- Born: 1955 (age 70–71)
- Occupations: Human rights activist, film producer, director
- Spouse: Annie Lennox ​ ​(m. 1988; div. 2000)​
- Children: Lola Lennox; Tali Lennox;

= Uri Fruchtmann =

Israeli human rights activist, film producer and director

Uri Fruchtmann (אורי פרוכטמן; born 1955) is an Israeli human rights activist, film producer, and director.

==Career==
He serves as the non-executive director of Ealing Studios and co-founder of Fragile Films, an independent film production company based in the United Kingdom.

===Board memberships===
Fruchtmann has served on the boards of several charities. In 2008 he co-founded the UK human rights charity Videre Est Credere (Latin for "To see is to believe"). Videre describes itself as "give[ing] local activists the equipment, training and support needed to safely capture compelling video evidence of human rights violations. This captured footage is verified, analysed and then distributed to those who can create change." Fruchtmann is currently the Chairman of the Board along with film-maker Terry Gilliam, Executive Director of Greenpeace UK John Sauven and music producer Brian Eno.

==Personal life==
Fruchtmann was Scottish singer Annie Lennox's second husband. They have two daughters, Lola and Tali.
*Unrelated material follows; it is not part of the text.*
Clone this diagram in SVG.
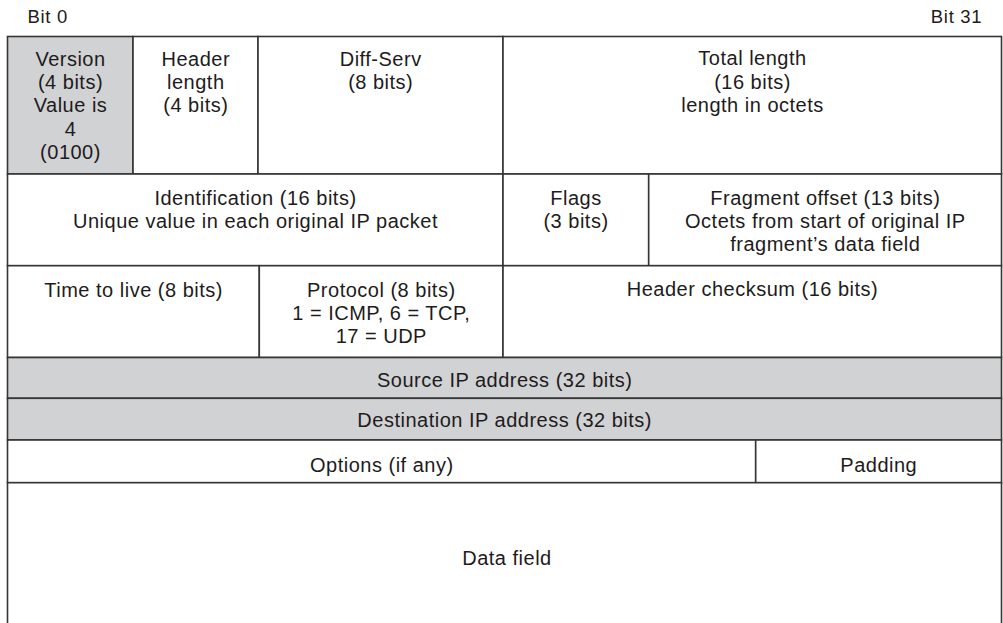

A son, Daniel, was stillborn in 1988.

==Filmography==
===As a producer===
- One Family: The Price of Bread (TV documentary, 1991).
- Obi (1991).
- All in the Family (1992).
- Stir it up (1994).
- The Atlantic Records Story (1994).
- Spice World (1997).
- An Ideal Husband (1999).
- High Heels and Low Lifes (2001).
- The Importance of Being Earnest (2002).
- Galoot (documentary, 2003).
- Hope Springs (2003).
- Grasp the Nettle (documentary, 2013).
- Tawai (documentary, 2017).

===As a director===
- Stir it up (1994).
- The Atlantic Records Story (1994).